**Task objective**
Every line that includes the word "this" is to be listed.

**Entries with chart source code**
........
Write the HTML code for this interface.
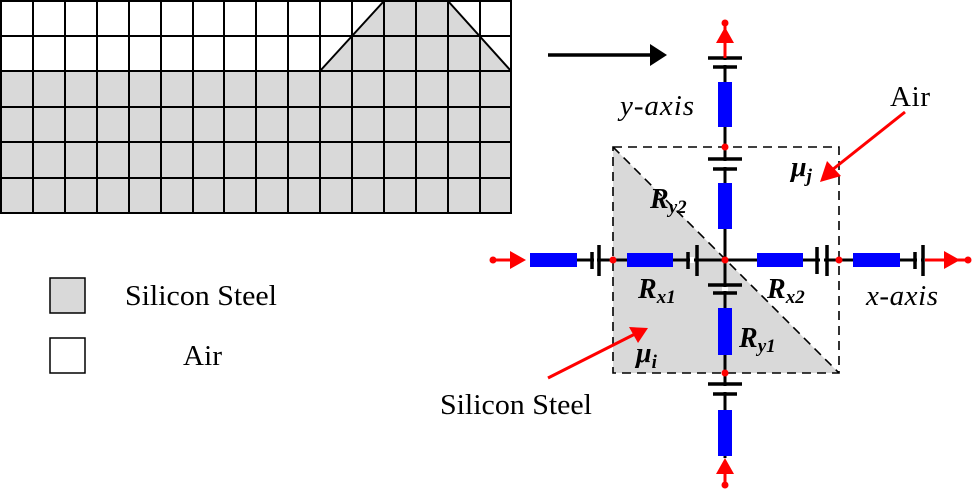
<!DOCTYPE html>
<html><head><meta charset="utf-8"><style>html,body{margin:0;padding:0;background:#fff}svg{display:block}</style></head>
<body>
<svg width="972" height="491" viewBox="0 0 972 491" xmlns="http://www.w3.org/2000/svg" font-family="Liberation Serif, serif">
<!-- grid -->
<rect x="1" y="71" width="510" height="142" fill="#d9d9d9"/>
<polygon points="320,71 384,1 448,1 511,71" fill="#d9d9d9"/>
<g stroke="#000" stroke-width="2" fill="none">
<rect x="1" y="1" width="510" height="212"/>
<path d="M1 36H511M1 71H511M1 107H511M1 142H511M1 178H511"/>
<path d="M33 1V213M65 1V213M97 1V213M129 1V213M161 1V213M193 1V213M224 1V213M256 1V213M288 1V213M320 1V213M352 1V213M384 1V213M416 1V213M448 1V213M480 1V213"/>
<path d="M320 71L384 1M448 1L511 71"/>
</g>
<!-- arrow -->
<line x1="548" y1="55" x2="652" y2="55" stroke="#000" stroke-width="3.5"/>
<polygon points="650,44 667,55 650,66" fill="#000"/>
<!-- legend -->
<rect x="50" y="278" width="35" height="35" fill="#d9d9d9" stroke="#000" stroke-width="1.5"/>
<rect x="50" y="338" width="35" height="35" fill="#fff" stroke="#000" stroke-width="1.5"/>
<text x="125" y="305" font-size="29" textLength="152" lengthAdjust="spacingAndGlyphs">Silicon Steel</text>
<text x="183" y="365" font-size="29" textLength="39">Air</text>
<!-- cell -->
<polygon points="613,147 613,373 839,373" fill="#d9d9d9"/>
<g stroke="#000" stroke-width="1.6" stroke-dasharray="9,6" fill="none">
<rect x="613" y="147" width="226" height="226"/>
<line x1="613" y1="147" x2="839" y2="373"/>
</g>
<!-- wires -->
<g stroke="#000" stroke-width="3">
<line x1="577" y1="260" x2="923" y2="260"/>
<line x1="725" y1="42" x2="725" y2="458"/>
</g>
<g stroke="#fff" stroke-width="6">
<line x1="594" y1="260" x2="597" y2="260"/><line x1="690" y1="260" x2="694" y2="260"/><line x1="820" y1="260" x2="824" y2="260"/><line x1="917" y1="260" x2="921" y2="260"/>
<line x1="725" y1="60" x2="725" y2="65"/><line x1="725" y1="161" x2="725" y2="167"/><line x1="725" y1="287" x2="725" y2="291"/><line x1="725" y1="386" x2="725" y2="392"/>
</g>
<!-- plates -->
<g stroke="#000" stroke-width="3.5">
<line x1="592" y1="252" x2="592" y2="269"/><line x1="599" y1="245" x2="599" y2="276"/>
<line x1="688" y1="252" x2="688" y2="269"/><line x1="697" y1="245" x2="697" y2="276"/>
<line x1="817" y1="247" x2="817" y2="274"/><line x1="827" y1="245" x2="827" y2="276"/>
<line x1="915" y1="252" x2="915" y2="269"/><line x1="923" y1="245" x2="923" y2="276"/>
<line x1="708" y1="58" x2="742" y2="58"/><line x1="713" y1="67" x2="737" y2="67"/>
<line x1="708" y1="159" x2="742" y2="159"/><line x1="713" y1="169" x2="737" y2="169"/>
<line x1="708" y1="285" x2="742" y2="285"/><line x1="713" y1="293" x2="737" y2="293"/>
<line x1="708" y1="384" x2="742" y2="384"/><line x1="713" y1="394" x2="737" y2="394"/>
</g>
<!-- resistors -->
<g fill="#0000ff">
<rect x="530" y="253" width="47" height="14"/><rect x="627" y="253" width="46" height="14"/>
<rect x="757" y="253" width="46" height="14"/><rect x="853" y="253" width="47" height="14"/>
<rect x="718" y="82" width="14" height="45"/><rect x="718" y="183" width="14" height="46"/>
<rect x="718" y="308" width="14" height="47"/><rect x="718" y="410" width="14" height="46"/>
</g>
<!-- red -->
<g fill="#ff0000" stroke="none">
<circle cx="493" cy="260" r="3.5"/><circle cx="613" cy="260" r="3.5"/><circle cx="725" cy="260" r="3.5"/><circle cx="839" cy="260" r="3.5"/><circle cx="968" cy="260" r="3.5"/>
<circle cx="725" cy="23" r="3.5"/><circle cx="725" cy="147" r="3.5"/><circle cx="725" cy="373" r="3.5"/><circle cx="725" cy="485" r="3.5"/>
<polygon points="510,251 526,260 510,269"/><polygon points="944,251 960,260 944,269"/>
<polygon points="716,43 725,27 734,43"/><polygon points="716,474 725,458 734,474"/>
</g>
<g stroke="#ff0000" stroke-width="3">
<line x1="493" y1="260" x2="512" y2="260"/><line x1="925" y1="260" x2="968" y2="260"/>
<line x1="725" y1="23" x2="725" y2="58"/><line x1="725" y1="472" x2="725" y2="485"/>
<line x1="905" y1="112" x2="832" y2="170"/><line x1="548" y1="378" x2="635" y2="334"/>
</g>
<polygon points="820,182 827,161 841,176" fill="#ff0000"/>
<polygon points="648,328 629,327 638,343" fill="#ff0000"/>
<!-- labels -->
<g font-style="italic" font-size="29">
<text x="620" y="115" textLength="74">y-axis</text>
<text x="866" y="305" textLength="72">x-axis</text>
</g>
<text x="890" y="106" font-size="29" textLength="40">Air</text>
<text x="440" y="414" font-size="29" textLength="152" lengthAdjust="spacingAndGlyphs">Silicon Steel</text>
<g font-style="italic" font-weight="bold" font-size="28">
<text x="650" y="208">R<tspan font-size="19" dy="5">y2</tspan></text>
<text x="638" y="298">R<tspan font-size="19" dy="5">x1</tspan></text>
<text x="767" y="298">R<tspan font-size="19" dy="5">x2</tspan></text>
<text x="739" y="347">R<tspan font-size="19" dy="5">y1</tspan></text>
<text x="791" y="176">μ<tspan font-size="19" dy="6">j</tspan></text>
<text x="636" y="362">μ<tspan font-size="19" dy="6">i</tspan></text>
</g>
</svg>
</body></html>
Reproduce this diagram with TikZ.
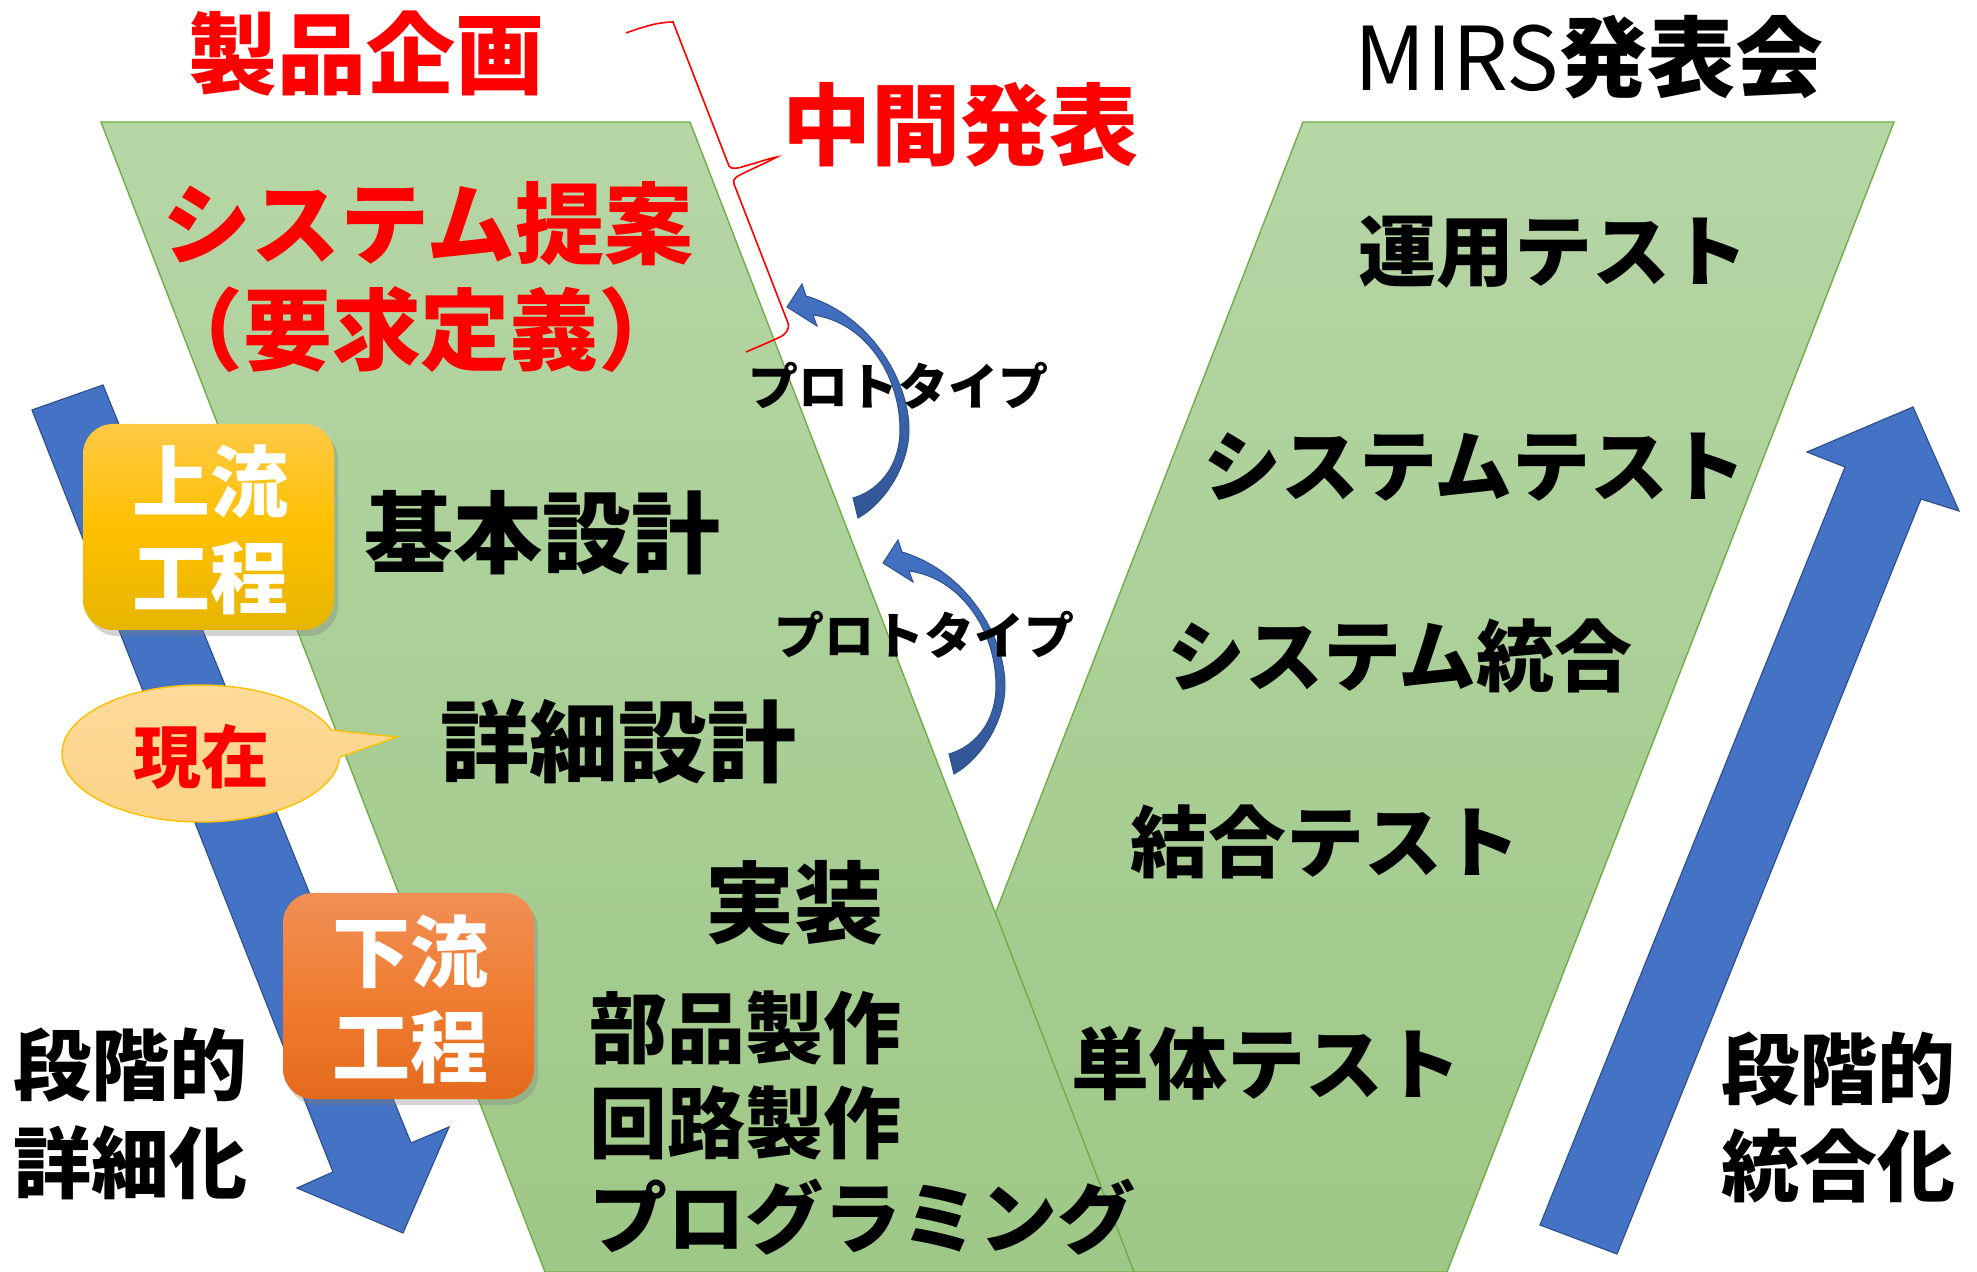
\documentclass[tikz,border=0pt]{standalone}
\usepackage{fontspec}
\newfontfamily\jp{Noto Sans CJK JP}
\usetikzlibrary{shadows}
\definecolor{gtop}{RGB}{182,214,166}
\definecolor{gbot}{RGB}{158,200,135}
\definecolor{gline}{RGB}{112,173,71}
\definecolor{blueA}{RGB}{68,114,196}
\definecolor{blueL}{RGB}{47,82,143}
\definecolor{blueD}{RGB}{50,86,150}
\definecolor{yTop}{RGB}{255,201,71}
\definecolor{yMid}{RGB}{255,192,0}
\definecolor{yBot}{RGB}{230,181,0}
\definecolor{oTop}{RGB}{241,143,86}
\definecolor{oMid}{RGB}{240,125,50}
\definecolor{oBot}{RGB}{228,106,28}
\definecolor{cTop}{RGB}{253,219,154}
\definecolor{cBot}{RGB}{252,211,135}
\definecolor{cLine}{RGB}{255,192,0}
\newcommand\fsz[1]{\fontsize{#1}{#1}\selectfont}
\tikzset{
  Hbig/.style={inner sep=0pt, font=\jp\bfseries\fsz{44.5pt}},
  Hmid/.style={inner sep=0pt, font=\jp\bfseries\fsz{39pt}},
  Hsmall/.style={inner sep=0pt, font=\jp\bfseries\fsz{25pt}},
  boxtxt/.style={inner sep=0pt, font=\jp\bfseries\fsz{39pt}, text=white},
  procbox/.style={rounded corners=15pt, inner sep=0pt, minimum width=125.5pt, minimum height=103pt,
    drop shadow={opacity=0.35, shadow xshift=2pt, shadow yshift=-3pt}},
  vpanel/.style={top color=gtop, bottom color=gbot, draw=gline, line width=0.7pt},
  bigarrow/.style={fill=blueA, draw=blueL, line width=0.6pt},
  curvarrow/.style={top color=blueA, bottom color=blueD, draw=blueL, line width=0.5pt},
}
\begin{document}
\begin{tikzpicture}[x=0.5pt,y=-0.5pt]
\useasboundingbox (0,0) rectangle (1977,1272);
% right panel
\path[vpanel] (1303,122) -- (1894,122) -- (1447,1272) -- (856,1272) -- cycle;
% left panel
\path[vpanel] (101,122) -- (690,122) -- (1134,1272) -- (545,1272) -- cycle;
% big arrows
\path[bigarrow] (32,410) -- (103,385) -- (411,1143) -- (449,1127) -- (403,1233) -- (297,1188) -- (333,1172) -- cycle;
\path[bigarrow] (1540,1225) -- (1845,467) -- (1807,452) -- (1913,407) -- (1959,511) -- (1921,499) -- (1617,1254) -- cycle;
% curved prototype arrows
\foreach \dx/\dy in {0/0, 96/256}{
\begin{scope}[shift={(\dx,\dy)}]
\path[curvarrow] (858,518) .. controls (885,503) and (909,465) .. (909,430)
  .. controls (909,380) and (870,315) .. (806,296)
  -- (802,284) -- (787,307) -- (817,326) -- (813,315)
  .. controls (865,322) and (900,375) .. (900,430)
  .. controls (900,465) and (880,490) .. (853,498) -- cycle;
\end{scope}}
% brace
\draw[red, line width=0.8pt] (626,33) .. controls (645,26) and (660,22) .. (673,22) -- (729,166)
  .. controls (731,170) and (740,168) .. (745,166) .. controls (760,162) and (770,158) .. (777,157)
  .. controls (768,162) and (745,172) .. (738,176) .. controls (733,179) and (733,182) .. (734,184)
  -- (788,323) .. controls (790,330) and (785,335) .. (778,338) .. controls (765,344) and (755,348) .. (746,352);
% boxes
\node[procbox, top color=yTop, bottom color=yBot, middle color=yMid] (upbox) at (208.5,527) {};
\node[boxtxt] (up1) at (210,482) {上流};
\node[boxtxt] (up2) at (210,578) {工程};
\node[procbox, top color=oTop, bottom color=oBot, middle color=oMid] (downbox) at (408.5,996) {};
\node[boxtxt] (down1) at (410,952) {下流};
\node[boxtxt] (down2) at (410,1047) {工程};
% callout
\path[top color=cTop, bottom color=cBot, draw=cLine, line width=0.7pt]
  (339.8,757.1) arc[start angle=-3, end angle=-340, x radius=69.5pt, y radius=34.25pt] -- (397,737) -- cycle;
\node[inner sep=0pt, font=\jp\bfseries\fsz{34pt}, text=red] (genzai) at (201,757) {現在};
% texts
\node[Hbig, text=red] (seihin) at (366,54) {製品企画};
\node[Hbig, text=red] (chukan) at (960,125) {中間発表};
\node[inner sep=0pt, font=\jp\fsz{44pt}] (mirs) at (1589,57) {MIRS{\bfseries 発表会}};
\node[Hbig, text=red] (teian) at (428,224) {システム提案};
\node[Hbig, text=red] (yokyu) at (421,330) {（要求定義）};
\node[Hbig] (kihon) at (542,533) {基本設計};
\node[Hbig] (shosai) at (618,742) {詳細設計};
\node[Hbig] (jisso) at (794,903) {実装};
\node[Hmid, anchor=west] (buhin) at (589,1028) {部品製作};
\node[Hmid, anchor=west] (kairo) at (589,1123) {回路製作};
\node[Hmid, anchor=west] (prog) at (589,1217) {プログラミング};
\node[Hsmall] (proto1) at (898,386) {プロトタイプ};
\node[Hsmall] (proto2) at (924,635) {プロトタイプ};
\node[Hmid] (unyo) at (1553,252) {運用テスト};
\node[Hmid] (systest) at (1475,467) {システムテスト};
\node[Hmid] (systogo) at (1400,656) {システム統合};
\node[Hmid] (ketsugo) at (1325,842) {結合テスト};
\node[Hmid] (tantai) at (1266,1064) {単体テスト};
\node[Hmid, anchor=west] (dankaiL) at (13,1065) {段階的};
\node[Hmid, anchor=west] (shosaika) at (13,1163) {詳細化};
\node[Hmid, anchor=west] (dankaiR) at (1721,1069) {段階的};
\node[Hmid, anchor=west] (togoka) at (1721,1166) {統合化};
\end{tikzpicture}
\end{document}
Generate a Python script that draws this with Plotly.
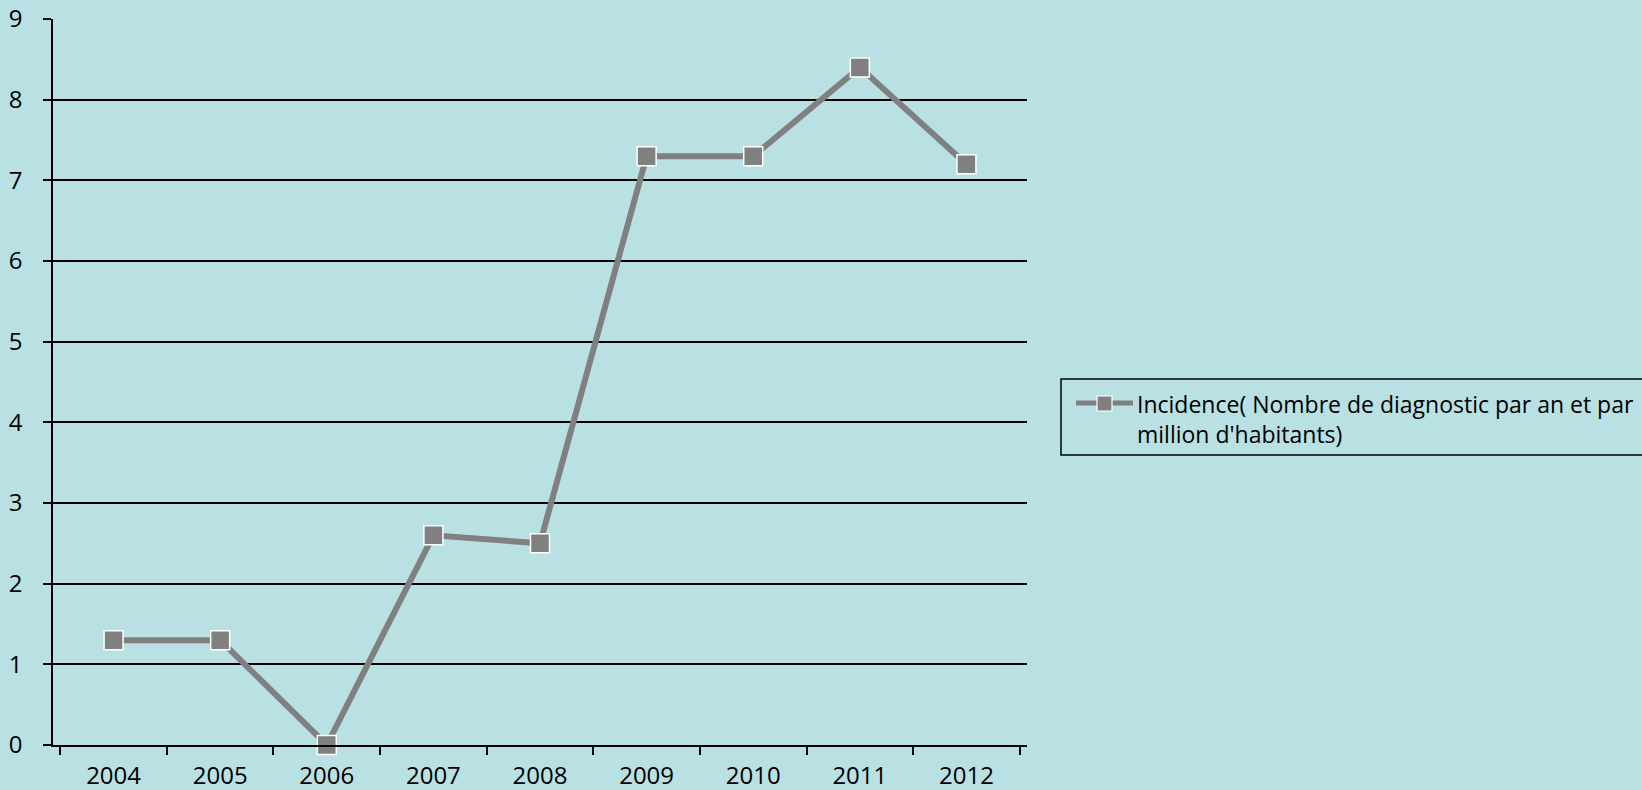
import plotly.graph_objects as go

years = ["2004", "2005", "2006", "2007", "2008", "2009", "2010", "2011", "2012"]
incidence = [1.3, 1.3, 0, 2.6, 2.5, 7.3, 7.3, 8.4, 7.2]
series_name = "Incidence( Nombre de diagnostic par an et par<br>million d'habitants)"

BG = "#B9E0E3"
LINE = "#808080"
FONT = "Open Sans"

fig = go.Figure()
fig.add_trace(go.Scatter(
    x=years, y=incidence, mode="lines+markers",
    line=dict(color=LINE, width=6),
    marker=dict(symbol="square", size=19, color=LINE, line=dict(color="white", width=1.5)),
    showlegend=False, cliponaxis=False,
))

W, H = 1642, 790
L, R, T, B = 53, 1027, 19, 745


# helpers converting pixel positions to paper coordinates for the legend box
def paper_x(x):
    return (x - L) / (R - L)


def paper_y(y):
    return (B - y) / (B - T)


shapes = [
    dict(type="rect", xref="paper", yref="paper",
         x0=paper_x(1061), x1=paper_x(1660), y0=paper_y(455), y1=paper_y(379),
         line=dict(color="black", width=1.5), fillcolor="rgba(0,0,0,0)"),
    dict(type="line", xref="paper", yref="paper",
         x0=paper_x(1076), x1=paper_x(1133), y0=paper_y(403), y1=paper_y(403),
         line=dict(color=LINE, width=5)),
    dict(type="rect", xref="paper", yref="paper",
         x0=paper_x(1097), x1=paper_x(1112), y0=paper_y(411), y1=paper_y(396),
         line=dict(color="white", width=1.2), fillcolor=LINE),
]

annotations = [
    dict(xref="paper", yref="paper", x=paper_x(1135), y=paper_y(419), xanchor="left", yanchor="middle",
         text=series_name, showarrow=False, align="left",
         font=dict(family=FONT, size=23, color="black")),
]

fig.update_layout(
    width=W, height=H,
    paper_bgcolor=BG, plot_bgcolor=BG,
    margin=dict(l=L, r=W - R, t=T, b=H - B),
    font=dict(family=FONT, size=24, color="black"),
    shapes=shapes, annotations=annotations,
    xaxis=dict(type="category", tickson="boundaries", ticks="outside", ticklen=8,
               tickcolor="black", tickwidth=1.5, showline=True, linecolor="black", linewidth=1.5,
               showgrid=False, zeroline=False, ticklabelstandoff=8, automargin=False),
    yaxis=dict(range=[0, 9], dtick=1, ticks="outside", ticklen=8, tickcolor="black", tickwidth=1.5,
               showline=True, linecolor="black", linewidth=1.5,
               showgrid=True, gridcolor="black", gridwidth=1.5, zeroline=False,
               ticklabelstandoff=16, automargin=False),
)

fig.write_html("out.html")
........
**Task solution**
Write the HTML code for this interface.
Reproduce this diagram with TikZ.
Generate a Python script that draws this with Plotly.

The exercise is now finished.